Stephen Kessler’s fun, funny Paul Williams: Still Alive proves that you can revere and challenge a documentary subject at the same time, and in that sense, the film was a tonic after watching two-plus hours of Pearl Jam blow their loads into Cameron Crowe’s waiting mouth. Paul Williams is of course the diminutive singer-songwriter who was a veritable Zelig in the ’70s, his facile wit making him a favourite guest of Johnny Carson, his unique look making him a viable character actor, his whorish need for attention making him powerless to turn down any offer to appear on television. (The day after he won an Oscar for the Barbra Streisand song “Evergreen,” he agreed to do “Circus of the Stars”.) Williams didn’t adapt well to ’80s pop culture, in part because he could no longer juggle his career with drugs and alcohol, in part because, I would argue, movies, TV, and music all started becoming so image-conscious as to marginalize guys like Williams, nobody’s definition of a pretty boy.

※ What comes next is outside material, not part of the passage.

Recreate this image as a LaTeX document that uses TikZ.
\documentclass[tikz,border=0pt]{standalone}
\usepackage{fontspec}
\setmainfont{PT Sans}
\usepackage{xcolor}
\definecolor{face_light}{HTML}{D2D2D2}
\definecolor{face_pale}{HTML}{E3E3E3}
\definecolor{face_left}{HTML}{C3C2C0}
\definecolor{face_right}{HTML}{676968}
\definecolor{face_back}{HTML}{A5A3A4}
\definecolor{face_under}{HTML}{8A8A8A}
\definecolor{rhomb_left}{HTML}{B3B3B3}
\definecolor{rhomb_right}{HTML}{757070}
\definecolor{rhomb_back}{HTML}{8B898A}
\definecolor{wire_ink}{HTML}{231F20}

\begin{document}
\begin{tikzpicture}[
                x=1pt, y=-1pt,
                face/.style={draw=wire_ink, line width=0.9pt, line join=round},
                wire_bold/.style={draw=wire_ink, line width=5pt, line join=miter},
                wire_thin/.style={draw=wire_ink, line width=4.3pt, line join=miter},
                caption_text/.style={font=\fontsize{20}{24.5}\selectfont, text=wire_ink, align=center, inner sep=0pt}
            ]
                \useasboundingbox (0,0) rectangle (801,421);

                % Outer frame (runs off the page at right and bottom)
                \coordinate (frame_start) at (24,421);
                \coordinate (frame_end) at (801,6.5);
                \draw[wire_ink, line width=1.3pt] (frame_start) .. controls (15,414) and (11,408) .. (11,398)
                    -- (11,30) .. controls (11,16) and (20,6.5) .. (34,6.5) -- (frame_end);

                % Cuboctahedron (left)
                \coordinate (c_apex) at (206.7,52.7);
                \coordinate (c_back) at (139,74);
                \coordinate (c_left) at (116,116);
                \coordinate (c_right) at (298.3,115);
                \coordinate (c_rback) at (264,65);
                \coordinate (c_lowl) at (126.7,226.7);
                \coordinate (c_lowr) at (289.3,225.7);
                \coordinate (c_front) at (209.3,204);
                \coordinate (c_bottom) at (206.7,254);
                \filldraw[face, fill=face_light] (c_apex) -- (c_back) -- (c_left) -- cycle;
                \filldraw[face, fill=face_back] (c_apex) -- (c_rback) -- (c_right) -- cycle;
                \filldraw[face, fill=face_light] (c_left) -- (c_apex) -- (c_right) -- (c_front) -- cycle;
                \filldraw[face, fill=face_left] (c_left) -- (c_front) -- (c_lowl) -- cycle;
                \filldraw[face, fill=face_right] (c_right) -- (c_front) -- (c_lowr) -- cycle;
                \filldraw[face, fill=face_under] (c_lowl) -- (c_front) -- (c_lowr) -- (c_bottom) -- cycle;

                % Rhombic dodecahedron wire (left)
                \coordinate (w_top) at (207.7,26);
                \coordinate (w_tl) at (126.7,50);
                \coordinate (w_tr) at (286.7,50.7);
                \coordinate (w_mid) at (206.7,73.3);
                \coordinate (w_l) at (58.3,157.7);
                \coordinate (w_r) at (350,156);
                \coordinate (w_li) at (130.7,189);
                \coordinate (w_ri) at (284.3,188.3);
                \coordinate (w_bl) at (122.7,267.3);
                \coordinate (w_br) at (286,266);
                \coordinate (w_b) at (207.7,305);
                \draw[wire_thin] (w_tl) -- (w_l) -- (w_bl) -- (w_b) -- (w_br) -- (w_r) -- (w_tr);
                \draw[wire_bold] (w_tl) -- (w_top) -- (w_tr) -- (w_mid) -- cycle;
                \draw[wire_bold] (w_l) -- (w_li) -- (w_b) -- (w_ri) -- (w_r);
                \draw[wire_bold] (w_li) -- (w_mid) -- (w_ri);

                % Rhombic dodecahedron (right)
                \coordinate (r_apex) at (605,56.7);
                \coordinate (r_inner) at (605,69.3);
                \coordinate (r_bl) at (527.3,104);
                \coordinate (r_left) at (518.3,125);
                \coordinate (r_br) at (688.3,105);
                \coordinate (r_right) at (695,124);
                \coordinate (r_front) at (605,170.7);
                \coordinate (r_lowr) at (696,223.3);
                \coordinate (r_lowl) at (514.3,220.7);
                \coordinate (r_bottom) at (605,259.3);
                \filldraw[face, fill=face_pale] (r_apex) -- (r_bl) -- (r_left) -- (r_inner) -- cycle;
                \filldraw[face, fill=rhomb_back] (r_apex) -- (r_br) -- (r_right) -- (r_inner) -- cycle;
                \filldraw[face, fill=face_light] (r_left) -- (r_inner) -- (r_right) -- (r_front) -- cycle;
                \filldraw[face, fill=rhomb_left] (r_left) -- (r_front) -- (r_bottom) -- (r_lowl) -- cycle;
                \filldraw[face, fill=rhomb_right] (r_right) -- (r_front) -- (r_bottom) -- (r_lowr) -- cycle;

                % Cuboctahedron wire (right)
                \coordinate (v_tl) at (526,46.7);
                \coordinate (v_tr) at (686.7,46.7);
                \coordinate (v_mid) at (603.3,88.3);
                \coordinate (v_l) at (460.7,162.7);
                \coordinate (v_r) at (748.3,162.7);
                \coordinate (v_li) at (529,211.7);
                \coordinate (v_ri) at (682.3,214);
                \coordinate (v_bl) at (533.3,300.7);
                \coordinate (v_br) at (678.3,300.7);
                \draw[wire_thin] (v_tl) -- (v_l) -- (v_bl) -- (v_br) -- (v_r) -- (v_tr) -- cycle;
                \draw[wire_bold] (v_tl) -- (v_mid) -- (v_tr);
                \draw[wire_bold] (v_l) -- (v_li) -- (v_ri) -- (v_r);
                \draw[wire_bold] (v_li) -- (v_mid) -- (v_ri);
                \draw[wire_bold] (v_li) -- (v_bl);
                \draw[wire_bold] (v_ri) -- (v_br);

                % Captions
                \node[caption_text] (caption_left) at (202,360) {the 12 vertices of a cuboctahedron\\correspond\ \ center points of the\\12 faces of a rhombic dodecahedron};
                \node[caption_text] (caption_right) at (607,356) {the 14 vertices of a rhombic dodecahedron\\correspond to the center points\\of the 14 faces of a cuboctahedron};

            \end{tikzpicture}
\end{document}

According to his self-deprecating narration, Kessler, an Oscar nominee himself (for the short film Birch Street Gym), idolized Williams in his youth for precisely that reason. I know that girls feel the phantom pressure of the media but believe me–boys do, too; Williams was a homuncular beacon among the studly John Travoltas and Burt Reynoldses, and though many of his career choices look tacky in retrospect, most misfits only saw that he was everywhere and felt validated, nay, vindicated, by his mainstream ubiquity.